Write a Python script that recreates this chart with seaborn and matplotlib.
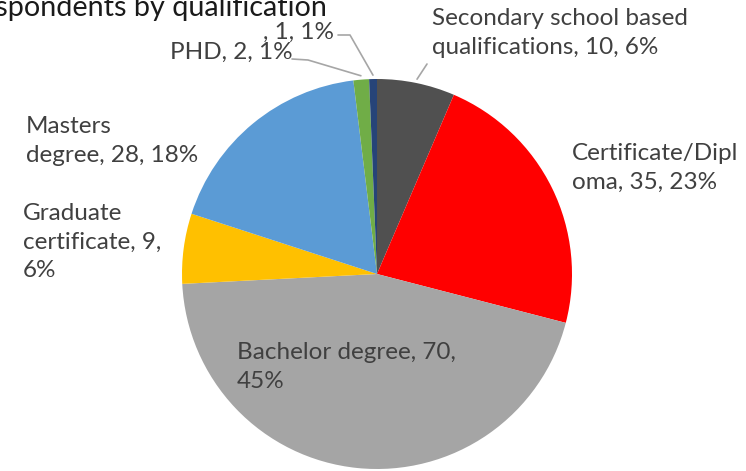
import numpy as np
import seaborn as sns
import matplotlib.pyplot as plt
from matplotlib.lines import Line2D

# Данные диаграммы (по часовой стрелке от 12 часов)
categories = ["Secondary school based qualifications", "Certificate/Diploma",
              "Bachelor degree", "Graduate certificate", "Masters degree", "PHD", ""]
counts = [10, 35, 70, 9, 28, 2, 1]
# Подписи с переносами строк, как в исходнике
label_lines = [["Secondary school based", "qualifications, {v}, {p}%"],
               ["Certificate/Dipl", "oma, {v}, {p}%"],
               ["Bachelor degree, {v},", "{p}%"],
               ["Graduate", "certificate, {v},", "{p}%"],
               ["Masters", "degree, {v}, {p}%"],
               ["PHD, {v}, {p}%"],
               [", {v}, {p}%"]]
colors = ["#505050", "#FF0000", "#A5A5A5", "#FFC000", "#5B9BD5", "#70AD47", "#264478"]

sns.set_theme(style="white")
plt.rcParams['font.family'] = ['Lato', 'DejaVu Sans']

W, H = 746, 471
fig = plt.figure(figsize=(W / 100, H / 100), dpi=100)
cx, cy, r = 377, 274, 195  # центр и радиус круга в пикселях
ax = fig.add_axes([(cx - r) / W, (H - cy - r) / H, 2 * r / W, 2 * r / H])
ax.pie(counts, colors=colors, startangle=90, counterclock=False, radius=1,
       wedgeprops=dict(linewidth=0))
ax.set_xlim(-1, 1)
ax.set_ylim(-1, 1)
ax.axis("off")

total = sum(counts)
pcts = [int(round(100 * c / total)) for c in counts]

# Позиции подписей (левый край, центр блока) в пикселях
label_pos = [(432, 33), (572, 168), (237, 367), (23, 242), (26, 141), (170, 52), (263, 32)]
for lines, v, p, (x, y) in zip(label_lines, counts, pcts, label_pos):
    txt = "\n".join(l.format(v=v, p=p) for l in lines)
    fig.text(x / W, 1 - y / H, txt, ha="left", va="center", fontsize=17.5,
             color="#404040", linespacing=1.45)

# Выноски для маленьких секторов
def edge_px(i, rr=1.0):
    start = sum(counts[:i])
    mid = 90 - 360 * (start + counts[i] / 2) / total
    pt = ax.transData.transform((rr * np.cos(np.radians(mid)), rr * np.sin(np.radians(mid))))
    return pt

leaders = {0: [(427, 64)], 5: [(292, 59), (308, 60)], 6: [(338, 35), (350, 35)]}
for i, pts in leaders.items():
    ex, ey = edge_px(i, 1.02)
    xs = [px for px, _ in pts] + [ex]
    ys = [H - py for _, py in pts] + [ey]
    fig.add_artist(Line2D(xs, ys, transform=None, color="#A6A6A6", linewidth=1.2))

fig.text(327 / W, 1 - 16 / H, "Respondents by qualification", ha="right",
         va="baseline", fontsize=20.7, color="#1a1a1a")

fig.savefig("out.png", dpi=100)
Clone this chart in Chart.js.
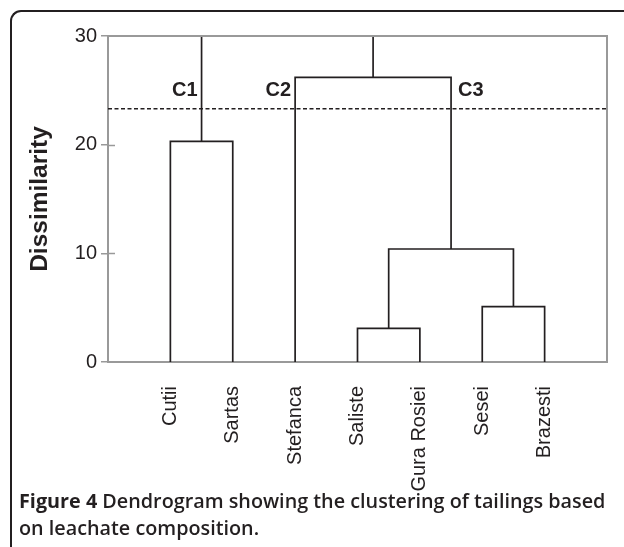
<!DOCTYPE html>
<html>
<head>
<meta charset="utf-8">
<script src="https://cdn.jsdelivr.net/npm/chart.js@4.4.1/dist/chart.umd.min.js"></script>
<style>
  html, body { margin: 0; padding: 0; background: #fff; overflow: hidden; }
  #frame {
    position: absolute; left: 10px; top: 10px; width: 640px; height: 535px;
    border-top: 2px solid #231f20; border-left: 2px solid #231f20;
    border-top-left-radius: 11px;
  }
  #wrap { position: absolute; left: 0; top: 0; width: 624px; height: 547px; }
  #caption {
    position: absolute; left: 19px; top: 487px; white-space: nowrap;
    font-family: "Open Sans", sans-serif; font-size: 19.8px; line-height: 27px;
    color: #231f20; font-weight: 600;
  }
  #caption b { font-weight: 700; }
</style>
</head>
<body>
<div id="frame"></div>
<div id="wrap"><canvas id="dendro" width="624" height="547"></canvas></div>
<div id="caption"><b>Figure 4</b> Dendrogram showing the clustering of tailings based<br>on leachate composition.</div>
<script>
// leaves, left to right
var leafNames = ['Cutii', 'Sartas', 'Stefanca', 'Saliste', 'Gura Rosiei', 'Sesei', 'Brazesti'];
var leafPos = [1, 2, 3, 4, 5, 6, 7];

// merges: node ids 0-6 are leaves, merge i becomes node 7+i
var mergeLeft = [3, 5, 7, 0, 2];
var mergeRight = [4, 6, 8, 1, 9];
var mergeHeight = [3.1, 5.1, 10.4, 20.3, 26.2];
var rootNodes = [10, 11];

var cutLevel = 23.3;
var clusterNames = ['C1', 'C2', 'C3'];
var clusterNode = [10, 2, 9];
var clusterLevel = 25;

var yTicks = [0, 10, 20, 30];

var ink = '#231f20';
var axisGray = '#999999';

var nodeX = leafPos.slice();
var nodeH = leafPos.map(function(){ return 0; });
var datasets = [];

for (var i = 0; i < mergeHeight.length; i++) {
  var l = mergeLeft[i], r = mergeRight[i], h = mergeHeight[i];
  datasets.push({
    data: [
      {x: nodeX[l], y: nodeH[l]}, {x: nodeX[l], y: h},
      {x: nodeX[r], y: h}, {x: nodeX[r], y: nodeH[r]}
    ]
  });
  nodeX.push((nodeX[l] + nodeX[r]) / 2);
  nodeH.push(h);
}
rootNodes.forEach(function(n){
  datasets.push({ data: [{x: nodeX[n], y: nodeH[n]}, {x: nodeX[n], y: yTicks[yTicks.length - 1]}] });
});
datasets.forEach(function(d){
  d.showLine = true; d.borderColor = ink; d.borderWidth = 1.7;
  d.pointRadius = 0; d.fill = false; d.tension = 0;
});
datasets.push({
  data: [{x: 0, y: cutLevel}, {x: leafPos.length + 1, y: cutLevel}],
  showLine: true, borderColor: ink, borderWidth: 1.4, borderDash: [4, 2.5],
  pointRadius: 0, fill: false
});

var extras = {
  id: 'extras',
  afterDraw: function(chart) {
    var ctx = chart.ctx, a = chart.chartArea;
    var xs = chart.scales.x, ys = chart.scales.y;
    ctx.save();
    ctx.strokeStyle = axisGray;
    ctx.lineWidth = 2;
    ctx.beginPath();
    ctx.moveTo(a.left, a.top);
    ctx.lineTo(a.right, a.top);
    ctx.lineTo(a.right, a.bottom);
    ctx.stroke();
    ctx.lineWidth = 1.5;
    yTicks.slice(1, -1).forEach(function(v){
      var py = Math.round(ys.getPixelForValue(v)) + 0.5;
      ctx.beginPath();
      ctx.moveTo(a.left, py);
      ctx.lineTo(a.left + 7, py);
      ctx.stroke();
    });
    ctx.fillStyle = ink;
    ctx.font = 'bold 20px "Liberation Sans", Arial, sans-serif';
    ctx.textBaseline = 'middle';
    var py2 = ys.getPixelForValue(clusterLevel);
    clusterNames.forEach(function(name, k){
      var px = xs.getPixelForValue(nodeX[clusterNode[k]]);
      if (k < 2) { ctx.textAlign = 'right'; ctx.fillText(name, px - 4, py2); }
      else { ctx.textAlign = 'left'; ctx.fillText(name, px + 7, py2); }
    });
    ctx.restore();
  }
};

new Chart(document.getElementById('dendro'), {
  type: 'scatter',
  data: { datasets: datasets },
  options: {
    responsive: false,
    animation: false,
    events: [],
    layout: { padding: { left: 26, top: 36, right: 17, bottom: 35 } },
    plugins: { legend: { display: false }, tooltip: { enabled: false } },
    scales: {
      x: {
        type: 'linear', min: 0, max: leafPos.length + 1,
        afterFit: function(s){ s.height = 150; s.paddingLeft = 0; s.paddingRight = 0; },
        grid: { display: true, drawOnChartArea: false, drawTicks: false, color: 'rgba(0,0,0,0)' },
        border: { display: true, color: axisGray, width: 2 },
        ticks: {
          stepSize: 1, autoSkip: false, minRotation: 90, maxRotation: 90, padding: 24,
          color: ink, font: { family: '"Liberation Sans", Arial, sans-serif', size: 20 },
          callback: function(v){ return leafNames[v - 1] || ''; }
        }
      },
      y: {
        type: 'linear', min: 0, max: 30,
        afterFit: function(s){ s.width = 82; },
        grid: { drawOnChartArea: false, drawTicks: true, tickLength: 7, color: axisGray, lineWidth: 1.5 },
        border: { display: true, color: axisGray, width: 2 },
        ticks: {
          stepSize: 10, padding: 4, color: ink,
          font: { family: '"Liberation Sans", Arial, sans-serif', size: 20 }
        },
        title: {
          display: true, text: 'Dissimilarity', color: ink, padding: 0,
          font: { family: '"Liberation Sans", Arial, sans-serif', size: 24.5, weight: 'bold' }
        }
      }
    }
  },
  plugins: [extras]
});
</script>
</body>
</html>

-*-*-

WHAT TO PRODUCE: Report every line containing the word "this" from the listing above.

COMPLETED TASK:
Write a Python script that recreates this chart with seaborn and matplotlib.
Clone this chart in Chart.js.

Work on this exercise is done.